** SET PROBLEM **
Wherever the string "drawn" appears in the listing, copy that line.

** SUPPLIED RECORDS **
** START **

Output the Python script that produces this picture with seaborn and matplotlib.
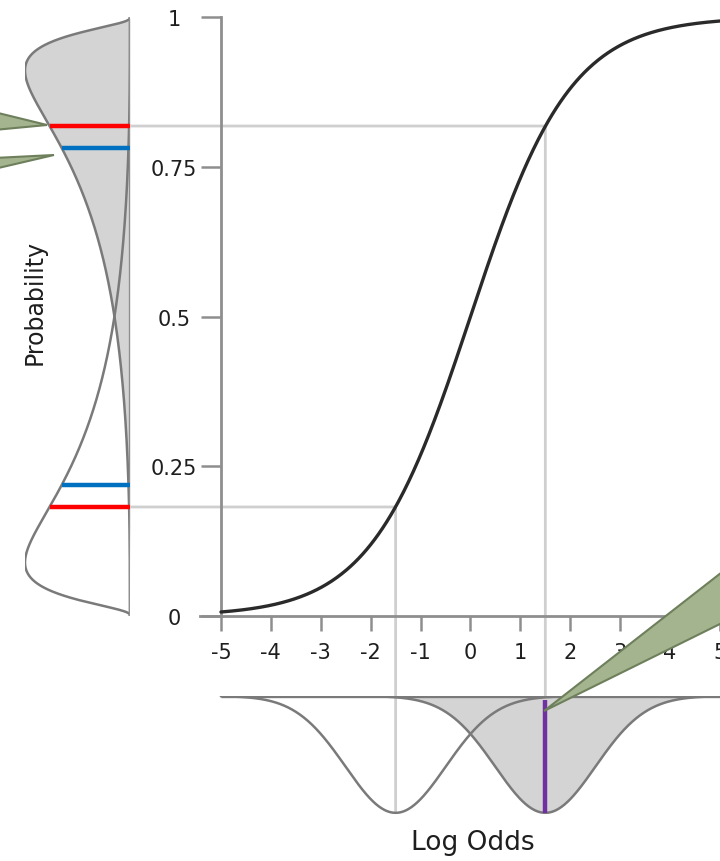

** END **
** START **

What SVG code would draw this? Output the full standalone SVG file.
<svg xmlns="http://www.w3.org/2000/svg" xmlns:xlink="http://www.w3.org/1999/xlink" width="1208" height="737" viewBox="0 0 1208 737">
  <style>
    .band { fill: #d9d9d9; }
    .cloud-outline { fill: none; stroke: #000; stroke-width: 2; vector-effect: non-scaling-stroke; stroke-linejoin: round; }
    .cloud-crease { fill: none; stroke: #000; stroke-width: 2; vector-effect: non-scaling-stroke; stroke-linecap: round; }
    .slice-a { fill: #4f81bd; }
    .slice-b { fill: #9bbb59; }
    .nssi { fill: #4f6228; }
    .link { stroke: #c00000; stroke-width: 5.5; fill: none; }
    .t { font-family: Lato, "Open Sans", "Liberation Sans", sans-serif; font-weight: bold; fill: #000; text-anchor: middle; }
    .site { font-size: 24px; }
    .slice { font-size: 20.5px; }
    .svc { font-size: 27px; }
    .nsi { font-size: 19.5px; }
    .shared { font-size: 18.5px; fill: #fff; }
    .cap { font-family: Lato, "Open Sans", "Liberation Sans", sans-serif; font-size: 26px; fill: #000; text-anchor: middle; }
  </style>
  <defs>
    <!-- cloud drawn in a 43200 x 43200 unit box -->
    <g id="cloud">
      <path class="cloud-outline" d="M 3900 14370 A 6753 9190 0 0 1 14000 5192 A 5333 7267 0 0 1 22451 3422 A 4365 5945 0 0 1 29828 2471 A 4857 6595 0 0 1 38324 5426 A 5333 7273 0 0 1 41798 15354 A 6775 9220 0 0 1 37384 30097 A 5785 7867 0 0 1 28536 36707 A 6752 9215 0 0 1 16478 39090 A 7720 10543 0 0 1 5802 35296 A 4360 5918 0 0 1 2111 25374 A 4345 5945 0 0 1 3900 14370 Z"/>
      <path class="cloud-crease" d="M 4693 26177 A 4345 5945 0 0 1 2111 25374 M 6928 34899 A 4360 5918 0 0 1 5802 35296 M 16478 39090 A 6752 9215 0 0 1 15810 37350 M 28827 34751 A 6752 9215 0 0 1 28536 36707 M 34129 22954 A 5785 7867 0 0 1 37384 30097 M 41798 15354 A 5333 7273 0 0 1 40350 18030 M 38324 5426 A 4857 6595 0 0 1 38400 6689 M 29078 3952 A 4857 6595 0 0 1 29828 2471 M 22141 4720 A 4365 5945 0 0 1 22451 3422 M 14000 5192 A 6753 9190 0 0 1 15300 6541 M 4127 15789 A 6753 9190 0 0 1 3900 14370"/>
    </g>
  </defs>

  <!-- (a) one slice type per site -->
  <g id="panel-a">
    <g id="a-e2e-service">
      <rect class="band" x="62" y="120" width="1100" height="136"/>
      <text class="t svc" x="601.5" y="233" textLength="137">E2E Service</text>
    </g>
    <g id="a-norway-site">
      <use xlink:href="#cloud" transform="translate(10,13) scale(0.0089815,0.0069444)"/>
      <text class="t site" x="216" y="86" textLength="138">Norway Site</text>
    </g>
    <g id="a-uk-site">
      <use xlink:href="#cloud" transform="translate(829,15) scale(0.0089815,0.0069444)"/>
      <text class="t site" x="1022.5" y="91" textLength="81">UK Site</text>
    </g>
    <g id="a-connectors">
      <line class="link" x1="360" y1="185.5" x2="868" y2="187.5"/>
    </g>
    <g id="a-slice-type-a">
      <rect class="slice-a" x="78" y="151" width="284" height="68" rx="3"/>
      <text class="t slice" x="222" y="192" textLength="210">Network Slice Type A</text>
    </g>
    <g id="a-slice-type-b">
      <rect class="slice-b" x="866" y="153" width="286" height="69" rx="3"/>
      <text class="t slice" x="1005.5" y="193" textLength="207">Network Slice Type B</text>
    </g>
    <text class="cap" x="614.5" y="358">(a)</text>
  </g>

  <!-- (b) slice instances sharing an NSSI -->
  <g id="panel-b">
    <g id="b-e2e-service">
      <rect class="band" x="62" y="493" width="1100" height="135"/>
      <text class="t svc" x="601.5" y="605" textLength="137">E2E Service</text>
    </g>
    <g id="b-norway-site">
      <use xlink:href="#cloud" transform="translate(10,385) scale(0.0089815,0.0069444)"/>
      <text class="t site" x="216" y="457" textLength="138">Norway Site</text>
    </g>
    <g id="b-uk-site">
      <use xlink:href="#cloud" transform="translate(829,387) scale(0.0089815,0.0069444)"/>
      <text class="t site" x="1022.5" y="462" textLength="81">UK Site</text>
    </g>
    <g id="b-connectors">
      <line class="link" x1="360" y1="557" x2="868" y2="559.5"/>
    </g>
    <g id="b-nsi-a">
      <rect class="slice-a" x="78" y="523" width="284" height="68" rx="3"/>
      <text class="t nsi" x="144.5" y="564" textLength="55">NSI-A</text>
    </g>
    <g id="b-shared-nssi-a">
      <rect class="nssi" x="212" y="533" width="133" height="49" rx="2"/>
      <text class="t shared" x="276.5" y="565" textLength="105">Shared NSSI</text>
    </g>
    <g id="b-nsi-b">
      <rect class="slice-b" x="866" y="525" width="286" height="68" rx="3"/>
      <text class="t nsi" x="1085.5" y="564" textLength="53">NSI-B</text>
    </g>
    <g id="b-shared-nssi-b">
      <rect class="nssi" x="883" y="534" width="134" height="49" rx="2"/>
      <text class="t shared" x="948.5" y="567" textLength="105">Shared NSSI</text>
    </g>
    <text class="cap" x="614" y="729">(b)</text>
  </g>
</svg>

** END **
** START **

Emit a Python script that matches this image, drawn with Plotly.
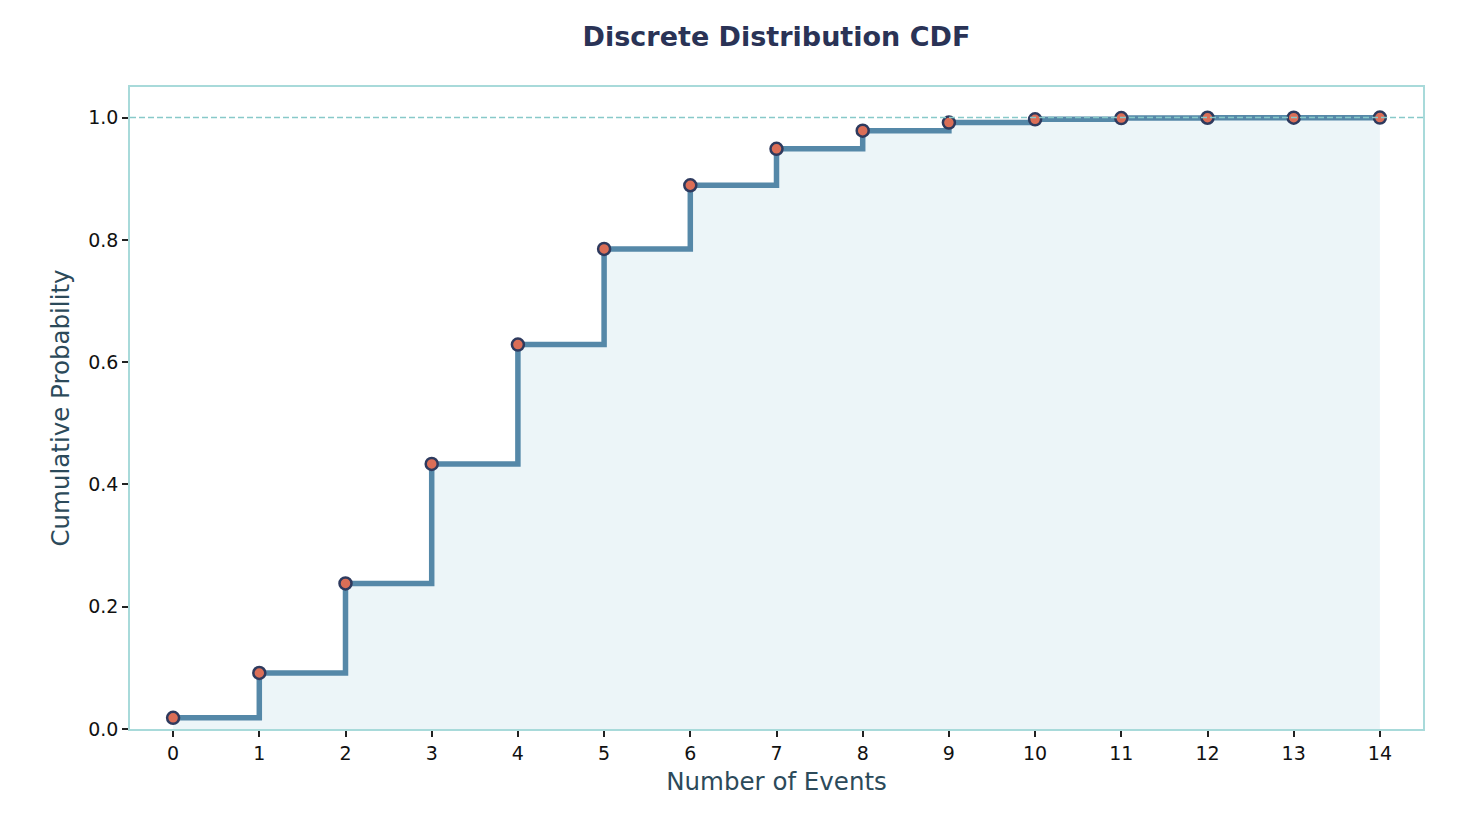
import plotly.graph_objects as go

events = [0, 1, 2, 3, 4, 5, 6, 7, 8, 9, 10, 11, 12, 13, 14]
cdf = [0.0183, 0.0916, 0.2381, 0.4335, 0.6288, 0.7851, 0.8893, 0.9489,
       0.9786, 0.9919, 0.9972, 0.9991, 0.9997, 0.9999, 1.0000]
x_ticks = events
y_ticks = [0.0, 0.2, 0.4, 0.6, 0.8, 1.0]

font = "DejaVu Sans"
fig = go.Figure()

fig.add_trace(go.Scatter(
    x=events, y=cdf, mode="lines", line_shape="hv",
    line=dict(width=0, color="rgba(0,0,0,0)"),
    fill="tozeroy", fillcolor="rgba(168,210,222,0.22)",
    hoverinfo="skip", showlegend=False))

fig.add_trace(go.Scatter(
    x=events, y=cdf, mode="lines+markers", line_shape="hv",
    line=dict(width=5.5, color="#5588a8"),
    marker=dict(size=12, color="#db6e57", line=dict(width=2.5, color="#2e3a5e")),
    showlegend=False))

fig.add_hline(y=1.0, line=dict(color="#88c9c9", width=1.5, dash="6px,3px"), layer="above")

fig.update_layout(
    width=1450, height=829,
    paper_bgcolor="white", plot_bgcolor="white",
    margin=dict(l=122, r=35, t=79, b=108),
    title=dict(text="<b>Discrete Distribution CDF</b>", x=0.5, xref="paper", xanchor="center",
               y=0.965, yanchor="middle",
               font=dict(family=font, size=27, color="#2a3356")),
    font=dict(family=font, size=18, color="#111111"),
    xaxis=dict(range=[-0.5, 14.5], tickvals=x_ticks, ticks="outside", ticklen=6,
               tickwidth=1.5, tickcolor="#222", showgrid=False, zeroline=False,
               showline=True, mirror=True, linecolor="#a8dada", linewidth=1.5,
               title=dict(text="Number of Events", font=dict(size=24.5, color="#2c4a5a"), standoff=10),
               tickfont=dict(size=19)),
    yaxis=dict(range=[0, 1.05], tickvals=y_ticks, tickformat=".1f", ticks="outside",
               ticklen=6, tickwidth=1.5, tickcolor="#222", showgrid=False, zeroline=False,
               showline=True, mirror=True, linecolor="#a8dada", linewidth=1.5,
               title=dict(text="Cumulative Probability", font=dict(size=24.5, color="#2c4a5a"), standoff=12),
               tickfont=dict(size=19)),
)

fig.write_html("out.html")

** END **

** SOLUTION FOR THIS TASK **
    <!-- cloud drawn in a 43200 x 43200 unit box -->
Emit a Python script that matches this image, drawn with Plotly.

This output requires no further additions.